Although we don't believe in timing the market or panicking over daily movements, we do like to keep an eye on market changes -- just in case they're material to our investing thesis.
Following two days of losses, stocks are higher this morning, with the S&P 500 and the narrower, price-weighted Dow Jones Industrial Average (DJINDICES:^DJI) up 0.16% and 0.06%, respectively, at 10:13 a.m. EST. The market may be drawing strength from retail sales data for October released this morning that show a 0.4% rise -- the best such figure in three months and higher than economists' median forecast of 0.1% in a survey carried out by Bloomberg. The number is particularly encouraging in light of the government shutdown that blighted the first half of the month and augurs well for a holiday shopping season that has retailers preparing for merciless price competition.
Pity Lowe's (NYSE:LOW), which announced results for its fiscal third quarter ended Nov. 1 this morning. The self-proclaimed "world's second largest home improvement retailer" suffers from the comparison with the No. 1, Home Depot (NYSE:HD), which reported its results yesterday.

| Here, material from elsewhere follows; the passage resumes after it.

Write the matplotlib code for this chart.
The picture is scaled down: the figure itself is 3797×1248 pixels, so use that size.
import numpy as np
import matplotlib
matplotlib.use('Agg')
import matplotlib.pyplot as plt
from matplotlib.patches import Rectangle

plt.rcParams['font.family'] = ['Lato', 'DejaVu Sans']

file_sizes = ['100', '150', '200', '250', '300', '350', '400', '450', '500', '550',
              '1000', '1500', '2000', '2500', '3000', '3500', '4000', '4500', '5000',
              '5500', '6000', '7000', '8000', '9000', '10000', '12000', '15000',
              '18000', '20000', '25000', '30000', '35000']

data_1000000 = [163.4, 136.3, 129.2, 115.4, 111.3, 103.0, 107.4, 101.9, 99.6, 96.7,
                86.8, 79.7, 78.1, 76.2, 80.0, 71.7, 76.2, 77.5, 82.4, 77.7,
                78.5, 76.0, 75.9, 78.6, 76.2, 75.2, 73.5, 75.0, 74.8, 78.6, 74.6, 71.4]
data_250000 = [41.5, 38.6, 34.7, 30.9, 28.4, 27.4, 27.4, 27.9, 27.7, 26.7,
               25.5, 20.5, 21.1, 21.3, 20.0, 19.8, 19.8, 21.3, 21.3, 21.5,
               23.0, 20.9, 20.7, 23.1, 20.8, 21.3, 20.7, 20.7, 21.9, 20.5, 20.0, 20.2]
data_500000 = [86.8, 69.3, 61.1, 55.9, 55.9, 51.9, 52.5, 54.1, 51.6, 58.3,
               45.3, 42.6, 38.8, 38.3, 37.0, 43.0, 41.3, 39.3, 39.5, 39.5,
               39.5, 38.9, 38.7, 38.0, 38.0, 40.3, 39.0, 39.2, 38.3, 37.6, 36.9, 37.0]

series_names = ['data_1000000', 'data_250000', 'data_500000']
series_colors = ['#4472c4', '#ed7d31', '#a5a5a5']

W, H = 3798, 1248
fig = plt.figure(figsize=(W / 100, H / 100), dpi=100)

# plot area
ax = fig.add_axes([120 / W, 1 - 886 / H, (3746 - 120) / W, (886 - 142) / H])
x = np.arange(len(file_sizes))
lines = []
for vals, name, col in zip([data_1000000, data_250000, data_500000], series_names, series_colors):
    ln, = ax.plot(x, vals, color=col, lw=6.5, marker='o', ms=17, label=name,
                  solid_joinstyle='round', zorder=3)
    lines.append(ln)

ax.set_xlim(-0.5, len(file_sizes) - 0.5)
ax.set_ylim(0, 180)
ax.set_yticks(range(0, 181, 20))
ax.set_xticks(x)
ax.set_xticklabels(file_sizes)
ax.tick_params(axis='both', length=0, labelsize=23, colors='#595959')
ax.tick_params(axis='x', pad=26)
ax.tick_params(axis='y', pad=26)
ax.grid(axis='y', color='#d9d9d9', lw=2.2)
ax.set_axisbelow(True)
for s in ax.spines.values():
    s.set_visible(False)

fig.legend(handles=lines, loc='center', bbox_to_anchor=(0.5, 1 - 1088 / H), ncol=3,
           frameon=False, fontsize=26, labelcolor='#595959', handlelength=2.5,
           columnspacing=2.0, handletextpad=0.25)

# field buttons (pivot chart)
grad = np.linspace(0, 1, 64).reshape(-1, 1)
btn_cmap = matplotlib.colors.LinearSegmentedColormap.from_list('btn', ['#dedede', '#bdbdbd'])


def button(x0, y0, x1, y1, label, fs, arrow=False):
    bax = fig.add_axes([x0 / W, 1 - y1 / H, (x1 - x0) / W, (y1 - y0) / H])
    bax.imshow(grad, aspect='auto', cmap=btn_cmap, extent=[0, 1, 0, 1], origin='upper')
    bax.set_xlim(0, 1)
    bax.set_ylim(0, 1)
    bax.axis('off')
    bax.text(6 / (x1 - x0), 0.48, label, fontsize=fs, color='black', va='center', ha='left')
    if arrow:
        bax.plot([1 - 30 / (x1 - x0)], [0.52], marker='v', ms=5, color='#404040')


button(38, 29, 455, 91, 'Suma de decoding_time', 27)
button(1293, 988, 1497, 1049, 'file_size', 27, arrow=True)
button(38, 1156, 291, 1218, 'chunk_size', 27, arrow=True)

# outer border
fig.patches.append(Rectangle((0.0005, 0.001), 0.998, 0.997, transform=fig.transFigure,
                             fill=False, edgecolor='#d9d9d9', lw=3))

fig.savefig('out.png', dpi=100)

Lowe's' earnings per share rose 34% year on year to $0.47 on a 7.3% increase in sales to $13 billion. While that EPS number was a penny shy of Wall Street expectations, the sales figure came in above the $12.72 consensus forecast, according to data from Thomson Financial Network.
Comparable sales for the quarter (sales at stores open for at least one year) rose 6.2% -- a multiple of the 1.6% average rate at which the economy has grown over the past four quarters. Lowe's raised its full-year EPS guidance to $2.15 from the $2.10 it had provided in August, and CEO Robert Niblock said "the home improvement industry is poised for persisting growth in the fourth quarter and further acceleration in 2014."

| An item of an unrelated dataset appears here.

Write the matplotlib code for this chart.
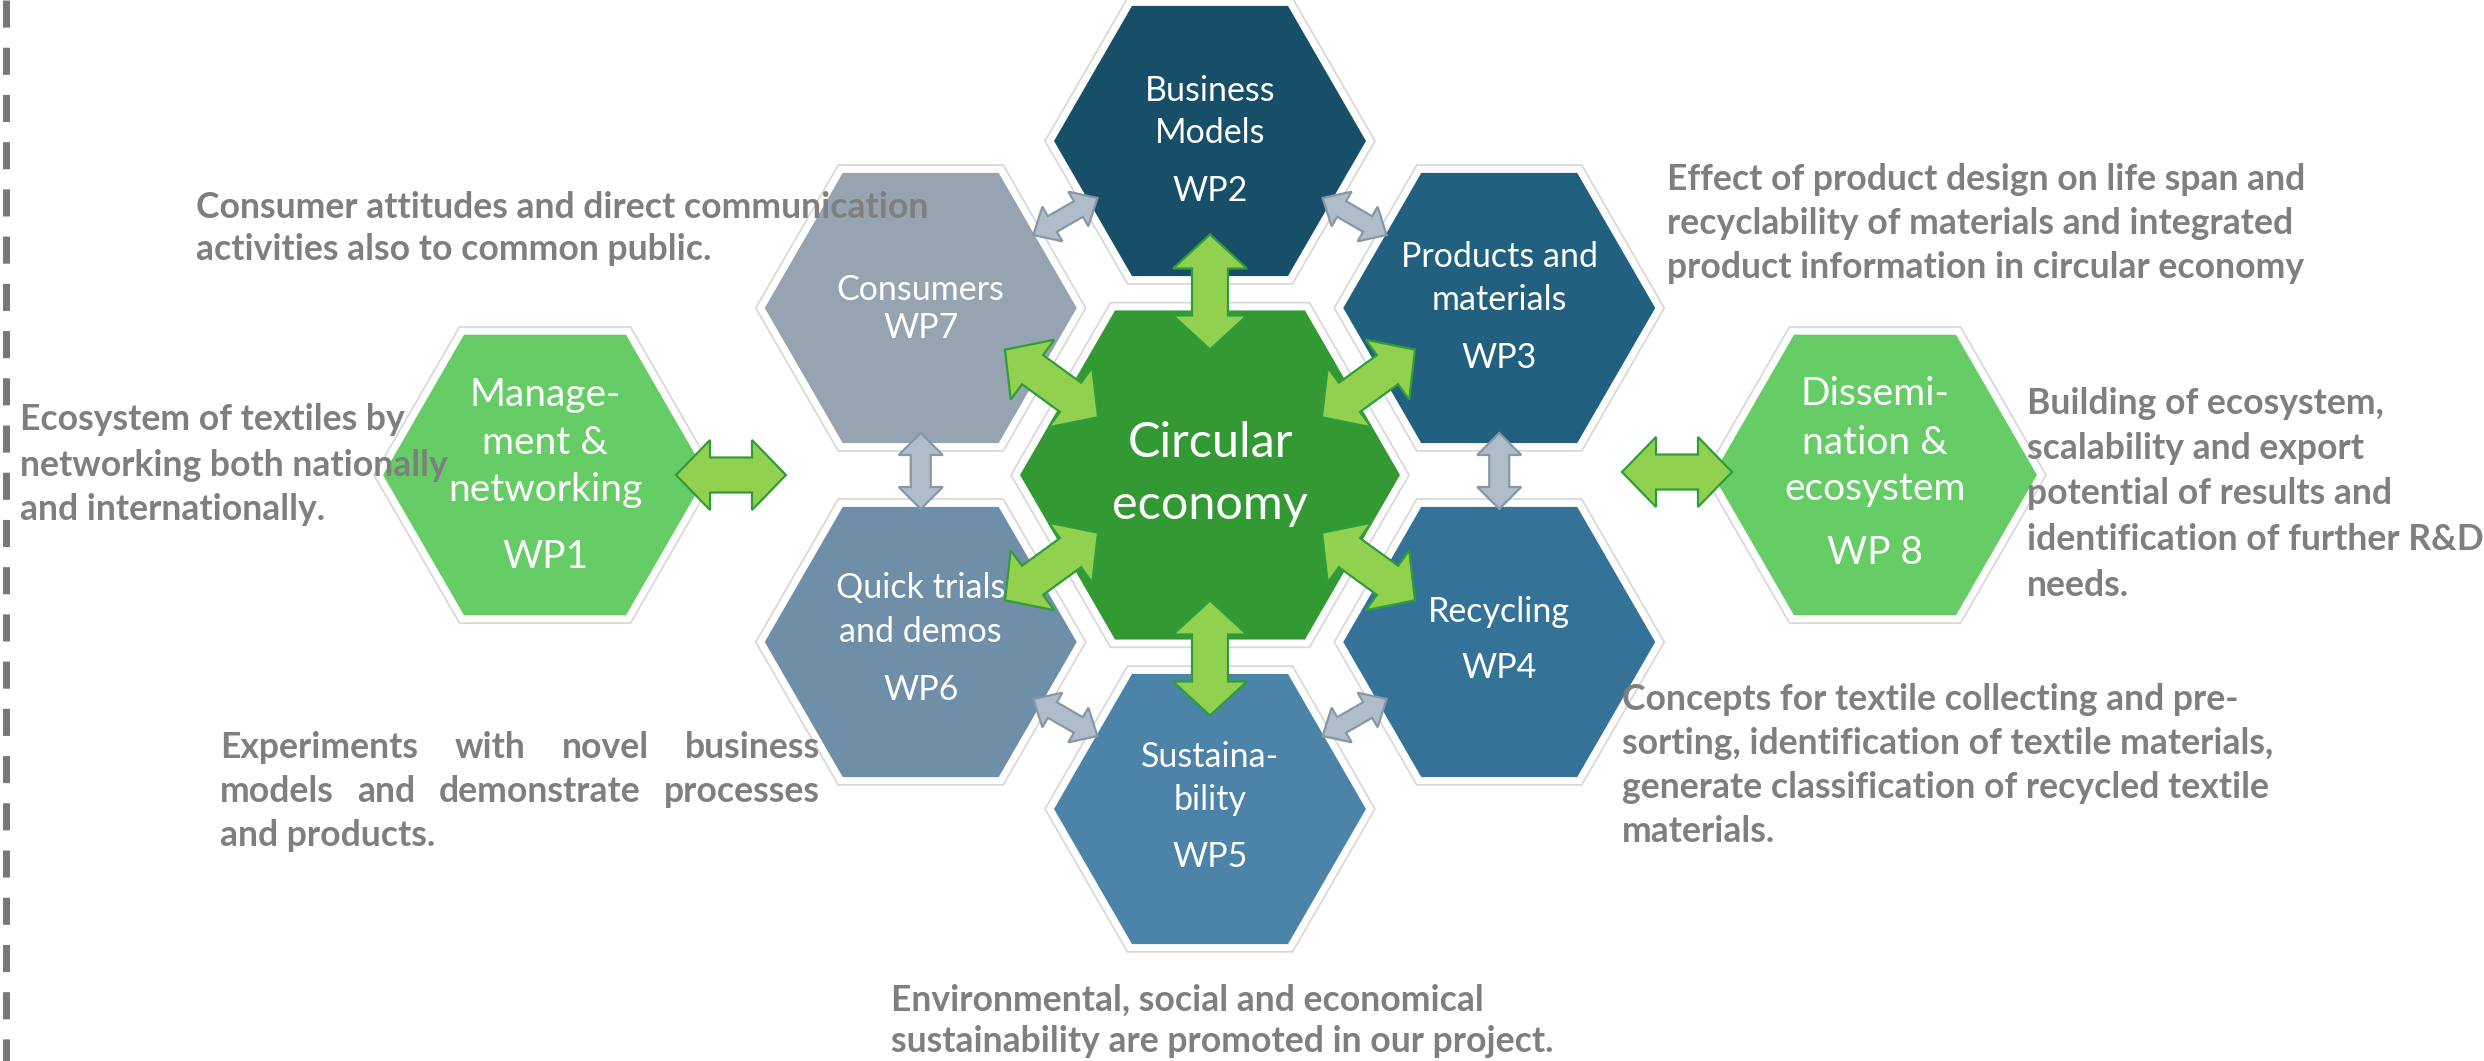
import matplotlib.pyplot as plt
from matplotlib.patches import Polygon
import numpy as np

# canvas in pixels
W, H = 2484, 1061

# work packages: outer-left, ring (top, then clockwise), outer-right
wp_ids = ["WP1", "WP2", "WP3", "WP4", "WP5", "WP6", "WP7", "WP 8"]
wp_titles = [
    ["Manage-", "ment &", "networking"],
    ["Business", "Models"],
    ["Products and", "materials"],
    ["Recycling"],
    ["Sustaina-", "bility"],
    ["Quick trials", "and demos"],
    ["Consumers"],
    ["Dissemi-", "nation &", "ecosystem"],
]
wp_colors = ["#66cc66", "#174f69", "#22607f", "#347397",
             "#4c83a8", "#6f8fa8", "#95a4b0", "#66cc66"]
centre_label = ["Circular", "economy"]
centre_color = "#339933"

# grey text next to each work package
desc_wp7 = ["Consumer attitudes and direct communication",
            "activities also to common public."]
desc_wp3 = ["Effect of product design on life span and",
            "recyclability of materials and integrated",
            "product information in circular economy"]
desc_wp1 = ["Ecosystem of textiles by",
            "networking both nationally",
            "and internationally."]
desc_wp8 = ["Building of ecosystem,",
            "scalability and export",
            "potential of results and",
            "identification of further R&D",
            "needs."]
desc_wp6 = ["Experiments with novel business",
            "models and demonstrate processes",
            "and products."]
desc_wp4 = ["Concepts for textile collecting and pre-",
            "sorting, identification of textile materials,",
            "generate classification of recycled textile",
            "materials."]
desc_wp5 = ["Environmental, social and economical",
            "sustainability are promoted in our project."]

# ---- layout ----
cx, cy = 1210, 475
ring_d = 334
ring_angles = [90, 30, -30, -90, 210, 150]   # WP2..WP7
outer_dx = 665
R_centre, R_ring, R_outer = 190, 156, 162

centres = [(cx - outer_dx, cy)]
for a in ring_angles:
    centres.append((cx + ring_d * np.cos(np.radians(a)),
                    cy - ring_d * np.sin(np.radians(a))))
centres.append((cx + outer_dx, cy))
radii = [R_outer] + [R_ring] * 6 + [R_outer]

# vertical offsets of the title lines and of the WP id
title_dy = [[-80, -32, 15], [-50, -8], [-51, -8], [-30], [-52, -9],
            [-54, -10], [-18], [-81, -32, 14]]
id_dy = [82, 50, 50, 26, 48, 48, 20, 78]
title_size = [28, 24.5, 24.5, 24.5, 24.5, 24.5, 24.5, 28]

fig = plt.figure(figsize=(W / 100, H / 100), dpi=100)
ax = fig.add_axes([0, 0, 1, 1])
ax.set_xlim(0, W)
ax.set_ylim(H, 0)
ax.axis("off")
r = fig.canvas.get_renderer()


def hexagon(x, y, R, **kw):
    ang = np.radians(np.arange(0, 360, 60))
    pts = np.column_stack([x + R * np.cos(ang), y + R * np.sin(ang)])
    ax.add_patch(Polygon(pts, closed=True, **kw))


def double_arrow(x, y, ang, L, hw, hl, sw, fc, ec, z=4):
    u = np.array([L/2, L/2-hl, L/2-hl, -L/2+hl, -L/2+hl, -L/2,
                  -L/2+hl, -L/2+hl, L/2-hl, L/2-hl])
    v = np.array([0, hw/2, sw/2, sw/2, hw/2, 0, -hw/2, -sw/2, -sw/2, -hw/2])
    a = np.radians(ang)
    px = x + u * np.cos(a) - v * np.sin(a)
    py = y - (u * np.sin(a) + v * np.cos(a))
    ax.add_patch(Polygon(np.column_stack([px, py]), closed=True,
                         facecolor=fc, edgecolor=ec, lw=1.6, zorder=z))


hex_font = ["Lato", "DejaVu Sans"]

# faint outline behind every hexagon
for (x, y), R in zip(centres + [(cx, cy)], radii + [R_centre]):
    hexagon(x, y, R + 9, facecolor="white", edgecolor="#d6d6d6", lw=1.2, zorder=1)

hexagon(cx, cy, R_centre, facecolor=centre_color, edgecolor="none", zorder=2)
ax.text(cx, cy - 32, centre_label[0], color="white", fontsize=35,
        family=hex_font, ha="center", va="center", zorder=6)
ax.text(cx, cy + 30, centre_label[1], color="white", fontsize=35,
        family=hex_font, ha="center", va="center", zorder=6)

for i, ((x, y), R) in enumerate(zip(centres, radii)):
    hexagon(x, y, R, facecolor=wp_colors[i], edgecolor="none", zorder=2)
    for line, dy in zip(wp_titles[i], title_dy[i]):
        ax.text(x, y + dy, line, color="white", fontsize=title_size[i],
                family=hex_font, ha="center", va="center", zorder=6)
    ax.text(x, y + id_dy[i], wp_ids[i], color="white", fontsize=title_size[i],
            family=hex_font, ha="center", va="center", zorder=6)

# green arrows: centre <-> ring, and outer packages
g_fc, g_ec = "#92d050", "#2f9e3a"
for (x, y), a in zip(centres[1:7], ring_angles):
    mx = (x + cx) / 2 + 16 * np.cos(np.radians(a))
    my = (y + cy) / 2 - 16 * np.sin(np.radians(a))
    if a in (90, -90):
        tilt = a
    else:
        tilt = a + np.sign(np.cos(np.radians(a))) * np.sign(np.sin(np.radians(a))) * 6
    double_arrow(mx, my, tilt, 115, 74, 34, 36, g_fc, g_ec)
double_arrow(centres[0][0] + 186, cy, 0, 110, 70, 34, 35, g_fc, g_ec)
double_arrow(centres[7][0] - 198, cy - 3, 0, 110, 70, 34, 35, g_fc, g_ec)

# grey arrows between neighbouring ring packages
s_fc, s_ec = "#aebdc9", "#8797a5"
ring = centres[1:7]
for k in range(6):
    (x1, y1), (x2, y2) = ring[k], ring[(k + 1) % 6]
    ang = np.degrees(np.arctan2(-(y2 - y1), x2 - x1))
    if abs(abs(ang) - 90) < 1:
        double_arrow((x1 + x2) / 2, (y1 + y2) / 2 - 4, ang, 76, 44, 22, 20, s_fc, s_ec)
    else:
        double_arrow((x1 + x2) / 2, (y1 + y2) / 2 - 8, ang, 74, 40, 22, 18, s_fc, s_ec)

# descriptions
desc_font = ["Lato", "DejaVu Sans"]
probe = ax.text(0, 0, desc_wp3[0], fontsize=20, family=desc_font, weight="bold")
desc_size = 20 * 638 / probe.get_window_extent(renderer=r).width
probe.remove()
dkw = dict(color="#7f7f7f", fontsize=desc_size, family=desc_font,
           weight="bold", va="center", ha="left", zorder=8)


def block(x, y, lines, step):
    for j, line in enumerate(lines):
        ax.text(x, y + j * step, line, **dkw)


def justified(x0, x1, y, line):
    words = line.split()
    ts = [ax.text(0, y, w, **dkw) for w in words]
    ws = [t.get_window_extent(renderer=r).width for t in ts]
    gap = (x1 - x0 - sum(ws)) / (len(words) - 1)
    xx = x0
    for t, w in zip(ts, ws):
        t.set_x(xx)
        xx += w + gap


block(196, 207, desc_wp7, 42)
block(1667, 180, desc_wp3, 43.5)
block(20, 420, desc_wp1, 45)
block(2027, 403, desc_wp8, 45.5)
justified(220, 820, 747, desc_wp6[0])
justified(220, 820, 791, desc_wp6[1])
ax.text(220, 835, desc_wp6[2], **dkw)
block(1622, 700, desc_wp4, 44)
block(891, 1000, desc_wp5, 42)

# dashed divider on the left edge
ax.plot([6, 6], [0, H], color="#777777", lw=5, dashes=(3.9, 2.9),
        solid_capstyle="butt", dash_capstyle="butt", zorder=3)

fig.savefig("out.png", dpi=100, facecolor="white")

In absolute terms, that looks like a fine performance by any stretch of the imagination, but it is not enough to satisfy the market his morning; shares of Lowe's are down 4% at 10:13 a.m. EST. By comparison, Home Depot beat on earnings per share and revenue yesterday and raised its full-year guidance above analysts' consensus (Lowe's revised guidance remained below the $2.19 analysts were forecasting). Finally, Home Depot expects an increase in comparable sales for the full year of 7%, against only 5% for Lowe's.
In one area Lowe's is ahead: Its stock is beating Home Depot's in terms of year-to-date price performance.
However, today's decline in Lowe's' stock could prefigure broader reversal in that outperformance. After all, at a price-to-forward earnings multiple of 19.1, Home Depot's shares are somewhat cheaper than Lowe's' (forward P/E: 20.71), and the larger company is executing more effectively -- on that basis, the choice between the two stocks looks pretty straightforward.